■ Set task ■
Reproduce every line of the listing as written, apart from the pictures.

::::

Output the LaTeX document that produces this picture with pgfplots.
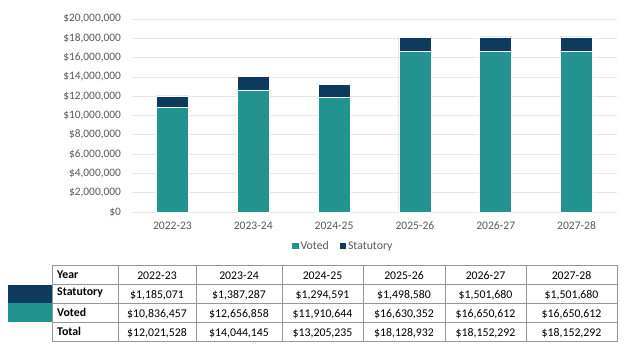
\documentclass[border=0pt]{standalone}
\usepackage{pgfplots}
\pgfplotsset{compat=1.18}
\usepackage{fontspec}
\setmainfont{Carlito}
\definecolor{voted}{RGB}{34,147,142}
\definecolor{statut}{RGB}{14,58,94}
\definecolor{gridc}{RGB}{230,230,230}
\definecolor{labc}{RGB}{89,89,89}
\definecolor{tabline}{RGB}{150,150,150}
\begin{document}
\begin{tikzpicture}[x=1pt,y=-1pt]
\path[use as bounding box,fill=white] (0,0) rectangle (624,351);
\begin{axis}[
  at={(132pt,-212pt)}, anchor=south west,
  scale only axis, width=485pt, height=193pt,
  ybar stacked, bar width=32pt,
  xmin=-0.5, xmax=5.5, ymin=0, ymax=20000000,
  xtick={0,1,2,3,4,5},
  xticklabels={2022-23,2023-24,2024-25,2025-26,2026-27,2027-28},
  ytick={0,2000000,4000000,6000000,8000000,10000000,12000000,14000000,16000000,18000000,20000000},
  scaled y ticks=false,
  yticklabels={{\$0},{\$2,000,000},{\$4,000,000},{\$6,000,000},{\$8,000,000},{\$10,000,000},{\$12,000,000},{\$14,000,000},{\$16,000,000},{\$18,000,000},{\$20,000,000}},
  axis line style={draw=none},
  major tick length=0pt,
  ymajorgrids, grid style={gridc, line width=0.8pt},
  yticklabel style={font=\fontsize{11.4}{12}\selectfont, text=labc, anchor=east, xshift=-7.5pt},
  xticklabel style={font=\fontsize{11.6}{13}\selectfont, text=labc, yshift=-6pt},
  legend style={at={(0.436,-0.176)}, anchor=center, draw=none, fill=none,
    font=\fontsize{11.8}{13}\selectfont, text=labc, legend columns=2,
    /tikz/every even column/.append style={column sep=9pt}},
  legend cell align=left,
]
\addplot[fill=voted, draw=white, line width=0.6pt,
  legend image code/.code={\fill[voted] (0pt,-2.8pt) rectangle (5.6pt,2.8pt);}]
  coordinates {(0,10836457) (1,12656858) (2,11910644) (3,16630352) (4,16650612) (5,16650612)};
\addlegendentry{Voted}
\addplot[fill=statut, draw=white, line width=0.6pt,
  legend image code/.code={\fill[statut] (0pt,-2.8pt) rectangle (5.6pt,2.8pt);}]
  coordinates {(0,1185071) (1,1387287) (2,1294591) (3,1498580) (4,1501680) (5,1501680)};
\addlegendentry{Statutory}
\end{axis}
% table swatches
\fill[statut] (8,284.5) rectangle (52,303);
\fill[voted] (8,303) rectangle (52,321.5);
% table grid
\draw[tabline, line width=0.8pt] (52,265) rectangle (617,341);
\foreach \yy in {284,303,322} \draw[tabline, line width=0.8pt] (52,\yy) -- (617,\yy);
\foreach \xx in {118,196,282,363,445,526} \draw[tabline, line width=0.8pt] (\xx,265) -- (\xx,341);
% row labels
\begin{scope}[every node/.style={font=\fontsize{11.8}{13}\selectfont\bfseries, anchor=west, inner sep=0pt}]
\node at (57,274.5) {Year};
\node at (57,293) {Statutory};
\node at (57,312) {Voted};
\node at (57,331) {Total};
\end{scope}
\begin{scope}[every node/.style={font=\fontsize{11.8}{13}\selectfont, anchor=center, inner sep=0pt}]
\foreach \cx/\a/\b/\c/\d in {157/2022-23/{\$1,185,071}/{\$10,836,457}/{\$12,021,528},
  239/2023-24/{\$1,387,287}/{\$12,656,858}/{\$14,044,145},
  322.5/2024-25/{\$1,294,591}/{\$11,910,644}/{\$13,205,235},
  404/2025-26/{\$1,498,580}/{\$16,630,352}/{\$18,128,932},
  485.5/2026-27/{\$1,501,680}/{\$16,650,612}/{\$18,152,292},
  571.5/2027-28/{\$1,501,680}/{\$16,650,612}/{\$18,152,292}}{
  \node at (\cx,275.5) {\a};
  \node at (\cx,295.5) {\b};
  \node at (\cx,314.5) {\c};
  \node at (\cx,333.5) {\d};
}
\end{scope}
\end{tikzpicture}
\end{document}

::::

■ Exercise output ■
Output the LaTeX document that produces this picture with pgfplots.
\documentclass[border=0pt]{standalone}
\usepackage{pgfplots}
\pgfplotsset{compat=1.18}
\usepackage{fontspec}
\setmainfont{Carlito}
\definecolor{voted}{RGB}{34,147,142}
\definecolor{statut}{RGB}{14,58,94}
\definecolor{gridc}{RGB}{230,230,230}
\definecolor{labc}{RGB}{89,89,89}
\definecolor{tabline}{RGB}{150,150,150}
\begin{document}
\begin{tikzpicture}[x=1pt,y=-1pt]
\path[use as bounding box,fill=white] (0,0) rectangle (624,351);
\begin{axis}[
  at={(132pt,-212pt)}, anchor=south west,
  scale only axis, width=485pt, height=193pt,
  ybar stacked, bar width=32pt,
  xmin=-0.5, xmax=5.5, ymin=0, ymax=20000000,
  xtick={0,1,2,3,4,5},
  xticklabels={2022-23,2023-24,2024-25,2025-26,2026-27,2027-28},
  ytick={0,2000000,4000000,6000000,8000000,10000000,12000000,14000000,16000000,18000000,20000000},
  scaled y ticks=false,
  yticklabels={{\$0},{\$2,000,000},{\$4,000,000},{\$6,000,000},{\$8,000,000},{\$10,000,000},{\$12,000,000},{\$14,000,000},{\$16,000,000},{\$18,000,000},{\$20,000,000}},
  axis line style={draw=none},
  major tick length=0pt,
  ymajorgrids, grid style={gridc, line width=0.8pt},
  yticklabel style={font=\fontsize{11.4}{12}\selectfont, text=labc, anchor=east, xshift=-7.5pt},
  xticklabel style={font=\fontsize{11.6}{13}\selectfont, text=labc, yshift=-6pt},
  legend style={at={(0.436,-0.176)}, anchor=center, draw=none, fill=none,
    font=\fontsize{11.8}{13}\selectfont, text=labc, legend columns=2,
    /tikz/every even column/.append style={column sep=9pt}},
  legend cell align=left,
]
\addplot[fill=voted, draw=white, line width=0.6pt,
  legend image code/.code={\fill[voted] (0pt,-2.8pt) rectangle (5.6pt,2.8pt);}]
  coordinates {(0,10836457) (1,12656858) (2,11910644) (3,16630352) (4,16650612) (5,16650612)};
\addlegendentry{Voted}
\addplot[fill=statut, draw=white, line width=0.6pt,
  legend image code/.code={\fill[statut] (0pt,-2.8pt) rectangle (5.6pt,2.8pt);}]
  coordinates {(0,1185071) (1,1387287) (2,1294591) (3,1498580) (4,1501680) (5,1501680)};
\addlegendentry{Statutory}
\end{axis}
% table swatches
\fill[statut] (8,284.5) rectangle (52,303);
\fill[voted] (8,303) rectangle (52,321.5);
% table grid
\draw[tabline, line width=0.8pt] (52,265) rectangle (617,341);
\foreach \yy in {284,303,322} \draw[tabline, line width=0.8pt] (52,\yy) -- (617,\yy);
\foreach \xx in {118,196,282,363,445,526} \draw[tabline, line width=0.8pt] (\xx,265) -- (\xx,341);
% row labels
\begin{scope}[every node/.style={font=\fontsize{11.8}{13}\selectfont\bfseries, anchor=west, inner sep=0pt}]
\node at (57,274.5) {Year};
\node at (57,293) {Statutory};
\node at (57,312) {Voted};
\node at (57,331) {Total};
\end{scope}
\begin{scope}[every node/.style={font=\fontsize{11.8}{13}\selectfont, anchor=center, inner sep=0pt}]
\foreach \cx/\a/\b/\c/\d in {157/2022-23/{\$1,185,071}/{\$10,836,457}/{\$12,021,528},
  239/2023-24/{\$1,387,287}/{\$12,656,858}/{\$14,044,145},
  322.5/2024-25/{\$1,294,591}/{\$11,910,644}/{\$13,205,235},
  404/2025-26/{\$1,498,580}/{\$16,630,352}/{\$18,128,932},
  485.5/2026-27/{\$1,501,680}/{\$16,650,612}/{\$18,152,292},
  571.5/2027-28/{\$1,501,680}/{\$16,650,612}/{\$18,152,292}}{
  \node at (\cx,275.5) {\a};
  \node at (\cx,295.5) {\b};
  \node at (\cx,314.5) {\c};
  \node at (\cx,333.5) {\d};
}
\end{scope}
\end{tikzpicture}
\end{document}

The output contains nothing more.